Wednesday, December 20, 2023
Prepared by Messenger Staff

European Court Finds Russia Guilty in Otkhozoria Murder Case, Orders 130,000 Euro Compensation

The European Court found a violation of Article 2 of the European Convention on Human Rights (right to life) in the case of Giga Otkhozoria's murder and ordered Russia to pay compensation of 130,000 euros to Otkhozoria's family.

The European Court also determined a violation of Article 38, as the Russian Federation failed to submit the relevant criminal case materials to the court.

The decision in the case of Matkava and Others v. Russia (no. 3963/18) was rendered on December 19 by the European Court of Human Rights.

On May 19, 2016, Giga Ochtozoria was killed near the administrative border between Georgia and the Abkhazia region, within the controlled territory of Georgia. The perpetrator, a so-called Abkhaz 'border guard' named Rashid Kanji-Oghli, was responsible for his death.

The family members appealed to the European Court of Human Rights on January 11, 2018.

Venice Commission Deems Prime Minister's Role in Appointing and Dismissing Anti-Corruption Bureau Head 'Problematic'

The Venice Commission has adopted an opinion on the provisions of the law in the fight against corruption concerning the Anti-Corruption Bureau.
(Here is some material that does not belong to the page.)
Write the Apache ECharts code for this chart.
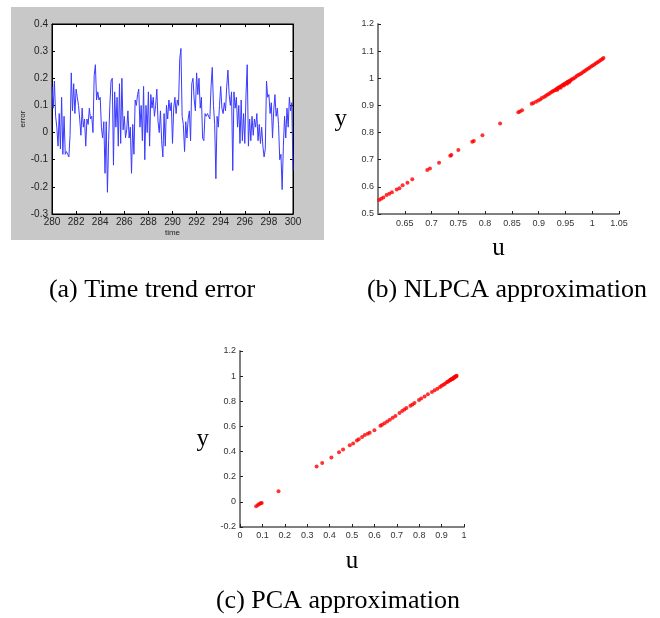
<!DOCTYPE html>
<html>
<head>
<meta charset="utf-8">
<script src="https://cdn.jsdelivr.net/npm/echarts/dist/echarts.min.js"></script>
<style>
  html, body { margin: 0; padding: 0; background: #fff; }
  #main { width: 660px; height: 618px; }
</style>
</head>
<body>
<div id="main"></div>
<script>
// (a) time trend error, sampled every 0.1 from 280 to 300
const timeStart = 280;
const timeStep = 0.1;
const errorValues = [
  0.17, 0.09, 0.19, 0.06, 0.02, -0.05, 0.07, -0.06, 0.13, -0.08,
  0.06, -0.08, -0.07, -0.08, -0.09, -0.01, 0.22, 0.08, 0.18, 0.07,
  0.16, 0.13, 0.10, 0.05, -0.01, 0.09, 0.02, 0.05, -0.05, 0.05,
  0.03, 0.09, 0.05, 0.06, 0.00, 0.21, 0.25, 0.12, 0.15, 0.12,
  0.13, 0.02, -0.02, 0.04, -0.15, 0.04, -0.22, -0.03, 0.10, 0.19,
  0.20, -0.12, 0.15, 0.02, 0.13, -0.05, 0.18, -0.04, 0.20, 0.01,
  0.06, -0.02, 0.01, 0.08, -0.02, 0.02, -0.15, 0.03, -0.08, 0.12,
  0.10, 0.14, 0.16, 0.02, 0.10, -0.03, 0.17, -0.10, 0.10, 0.00,
  0.15, -0.05, 0.14, 0.09, 0.13, 0.06, 0.10, 0.16, 0.04, 0.00,
  0.08, -0.03, -0.09, 0.07, -0.05, 0.10, 0.05, 0.12, 0.08, 0.11,
  -0.04, 0.09, 0.13, 0.07, 0.12, 0.10, 0.27, 0.31, 0.06, 0.03,
  -0.07, 0.04, -0.02, 0.05, 0.08, -0.03, 0.18, 0.20, 0.12, 0.08,
  0.22, 0.14, 0.20, 0.09, 0.13, -0.02, -0.03, 0.07, 0.06, 0.07,
  0.07, 0.05, 0.17, 0.24, 0.10, 0.03, -0.17, 0.06, 0.02, 0.10,
  0.17, 0.09, 0.07, 0.11, 0.08, 0.17, 0.23, 0.14, 0.10, 0.15,
  -0.14, 0.15, 0.09, 0.13, 0.02, 0.10, -0.04, 0.12, -0.03, 0.07,
  -0.04, 0.14, 0.25, -0.05, 0.05, -0.03, 0.06, -0.01, 0.05, 0.02,
  0.07, -0.03, 0.03, -0.04, 0.02, -0.05, -0.09, -0.06, 0.19, 0.13,
  0.14, 0.07, 0.11, -0.02, 0.08, 0.14, 0.06, 0.09, 0.03, -0.10,
  -0.08, -0.21, -0.05, 0.06, -0.02, 0.09, 0.02, 0.13, 0.08, 0.11,
  -0.14
];

// (b) NLPCA approximation: u and y
const nlpcaU = [
  0.599, 0.602, 0.606, 0.610, 0.616, 0.621, 0.626, 0.635, 0.640, 0.646, 0.655, 0.664,
  0.692, 0.697, 0.714, 0.735, 0.737, 0.750, 0.776, 0.779, 0.795, 0.828,
  0.862, 0.865, 0.869,
  0.887, 0.890, 0.895, 0.899, 0.903, 0.906, 0.910, 0.913, 0.916, 0.919, 0.922, 0.925,
  0.927, 0.930, 0.932, 0.934, 0.935, 0.936, 0.938, 0.940, 0.941, 0.942, 0.944, 0.946,
  0.947, 0.948, 0.950, 0.952, 0.953, 0.954, 0.956, 0.957, 0.958, 0.960, 0.962, 0.965,
  0.968, 0.971, 0.974, 0.977, 0.980, 0.983, 0.986, 0.989, 0.992, 0.995, 0.998, 1.001,
  1.004, 1.007, 1.010, 1.013, 1.016, 1.019, 1.021
];
const nlpcaY = [
  0.548, 0.552, 0.556, 0.561, 0.570, 0.575, 0.580, 0.590, 0.595, 0.606, 0.615, 0.628,
  0.662, 0.668, 0.689, 0.715, 0.717, 0.736, 0.766, 0.769, 0.790, 0.833,
  0.875, 0.878, 0.882,
  0.906, 0.909, 0.914, 0.918, 0.922, 0.927, 0.931, 0.935, 0.939, 0.942, 0.947, 0.950,
  0.953, 0.956, 0.958, 0.962, 0.958, 0.963, 0.967, 0.968, 0.965, 0.972, 0.973, 0.977,
  0.973, 0.978, 0.982, 0.983, 0.980, 0.987, 0.988, 0.985, 0.991, 0.993, 0.996, 0.999,
  1.003, 1.008, 1.012, 1.015, 1.019, 1.023, 1.027, 1.031, 1.035, 1.039, 1.043, 1.047,
  1.051, 1.055, 1.059, 1.063, 1.067, 1.071, 1.075
];

// (c) PCA approximation: u and y
const pcaU = [
  0.072, 0.080, 0.086, 0.092, 0.097, 0.172,
  0.342, 0.367, 0.408, 0.442, 0.460, 0.490, 0.505, 0.522, 0.530, 0.545, 0.557, 0.570,
  0.579, 0.600, 0.627, 0.634, 0.645, 0.657, 0.669, 0.682, 0.694, 0.712, 0.724, 0.734,
  0.743, 0.761, 0.770, 0.779, 0.799, 0.809, 0.824, 0.839, 0.857, 0.869, 0.881, 0.893,
  0.900, 0.908, 0.915, 0.923, 0.928, 0.934, 0.938, 0.940, 0.945, 0.945, 0.949, 0.950,
  0.954, 0.956, 0.958, 0.961, 0.963, 0.965, 0.967
];
const pcaY = [
  -0.035, -0.025, -0.017, -0.011, -0.009, 0.084,
  0.281, 0.310, 0.353, 0.395, 0.417, 0.451, 0.464, 0.488, 0.499, 0.515, 0.531, 0.541,
  0.549, 0.570, 0.605, 0.613, 0.626, 0.640, 0.653, 0.669, 0.682, 0.706, 0.722, 0.735,
  0.746, 0.764, 0.775, 0.786, 0.810, 0.823, 0.839, 0.855, 0.873, 0.887, 0.900, 0.913,
  0.924, 0.932, 0.940, 0.951, 0.956, 0.964, 0.968, 0.972, 0.975, 0.977, 0.982, 0.980,
  0.987, 0.988, 0.993, 0.995, 0.998, 0.999, 1.003
];

const captions = ['(a) Time trend error', '(b) NLPCA approximation', '(c) PCA approximation'];

const errorData = errorValues.map((v, i) => [timeStart + i * timeStep, v]);
const nlpcaData = nlpcaU.map((u, i) => [u, nlpcaY[i]]);
const pcaData = pcaU.map((u, i) => [u, pcaY[i]]);

const chart = echarts.init(document.getElementById('main'));

const tickFont = { fontFamily: 'Liberation Sans', fontSize: 9, color: '#333' };
const serifName = { fontFamily: 'Liberation Serif', fontSize: 25, color: '#000' };
const captionFont = '26px "Liberation Serif"';

// matlab style box axes for panel (a)
const boxAxis = (extra) => Object.assign({
  type: 'value',
  gridIndex: 0,
  axisLine: { show: true, onZero: false, lineStyle: { color: '#000', width: 1 } },
  axisTick: { show: true, inside: true, length: 3, lineStyle: { color: '#000' } },
  splitLine: { show: false }
}, extra);

// plain gray axes for panels (b) and (c)
const grayAxis = (extra) => Object.assign({
  type: 'value',
  axisLine: { show: true, onZero: false, lineStyle: { color: '#808080', width: 2 } },
  axisTick: { show: true, inside: true, length: 3, lineStyle: { color: '#222' } },
  axisLabel: Object.assign({ margin: 4 }, tickFont),
  splitLine: { show: false },
  nameLocation: 'middle',
  nameRotate: 0,
  nameTextStyle: serifName
}, extra);

chart.setOption({
  animation: false,
  backgroundColor: '#fff',
  graphic: [
    { type: 'rect', z: -10, shape: { x: 11, y: 7, width: 313, height: 233 }, style: { fill: '#c8c8c8' } },
    { type: 'text', x: 152, y: 290, style: { text: captions[0], font: captionFont, fill: '#000', textAlign: 'center', textVerticalAlign: 'middle' } },
    { type: 'text', x: 507, y: 290, style: { text: captions[1], font: captionFont, fill: '#000', textAlign: 'center', textVerticalAlign: 'middle' } },
    { type: 'text', x: 338, y: 601, style: { text: captions[2], font: captionFont, fill: '#000', textAlign: 'center', textVerticalAlign: 'middle' } }
  ],
  grid: [
    { left: 52, top: 24, width: 241, height: 190, show: true, backgroundColor: '#fff', borderColor: '#000', borderWidth: 1 },
    { left: 378, top: 24, width: 241, height: 190 },
    { left: 240, top: 351, width: 224, height: 176 }
  ],
  xAxis: [
    boxAxis({ min: 280, max: 300, interval: 2, position: 'bottom',
      name: 'time', nameLocation: 'middle', nameGap: 15,
      nameTextStyle: { fontFamily: 'Liberation Sans', fontSize: 8, color: '#222' },
      axisLabel: { margin: 3, fontFamily: 'Liberation Sans', fontSize: 10, color: '#222' } }),
    boxAxis({ min: 280, max: 300, interval: 2, position: 'top', axisLabel: { show: false } }),
    grayAxis({ gridIndex: 1, min: 0.6, max: 1.05, interval: 0.05, name: 'u', nameGap: 22,
      axisLabel: Object.assign({ margin: 5, showMinLabel: false }, tickFont) }),
    grayAxis({ gridIndex: 2, min: 0, max: 1, interval: 0.1, name: 'u', nameGap: 22 })
  ],
  yAxis: [
    boxAxis({ min: -0.3, max: 0.4, interval: 0.1, position: 'left',
      name: 'error', nameLocation: 'middle', nameGap: 22,
      nameTextStyle: { fontFamily: 'Liberation Sans', fontSize: 8, color: '#222' },
      axisLabel: { margin: 4, fontFamily: 'Liberation Sans', fontSize: 10, color: '#222' } }),
    boxAxis({ min: -0.3, max: 0.4, interval: 0.1, position: 'right', axisLabel: { show: false } }),
    grayAxis({ gridIndex: 1, min: 0.5, max: 1.2, interval: 0.1, name: 'y', nameGap: 31 }),
    grayAxis({ gridIndex: 2, min: -0.2, max: 1.2, interval: 0.2, name: 'y', nameGap: 31 })
  ],
  series: [
    {
      type: 'line', xAxisIndex: 0, yAxisIndex: 0, data: errorData,
      showSymbol: false, lineStyle: { color: '#3a3aff', width: 1 }
    },
    {
      type: 'scatter', xAxisIndex: 2, yAxisIndex: 2, data: nlpcaData,
      symbolSize: 4, itemStyle: { color: '#ff0000' }
    },
    {
      type: 'scatter', xAxisIndex: 3, yAxisIndex: 3, data: pcaData,
      symbolSize: 4, itemStyle: { color: '#ff0000' }
    }
  ]
});
</script>
</body>
</html>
According to their assessment, the bureau cannot function as an independent entity, given that its head is appointed by the Prime Minister, and they deem it problematic.

The Venice Commission received a request from Parliament Chairman Shalva Papuashvili on September 22, 2023, to prepare a report regarding the anti-corruption bureau.

"In this opinion, the Venice Commission outlines that independence with an adequate level of structural and operational autonomy, involving legal and institutional arrangements to prevent political or other influence is considered a fundamental requirement for specialised anti-corruption bodies. In this respect, various positive features of the new provisions of the Law have been noted, in particular the fact that the ACB has been established as a separate structure with a high degree of financial independence. Nevertheless, the Venice Commission finds that the current institutional design does not provide for a sufficient degree of independence of the ACB and considers that its competencies to oversee the financing of political parties and monitor asset and interest declarations of high-level officials require additional safeguards to be included in the Law. In this connection, the fact that the appointment and dismissal of the head of the ACB is to a large extent in the hands of the Prime Minister is particularly problematic," the opinion reads.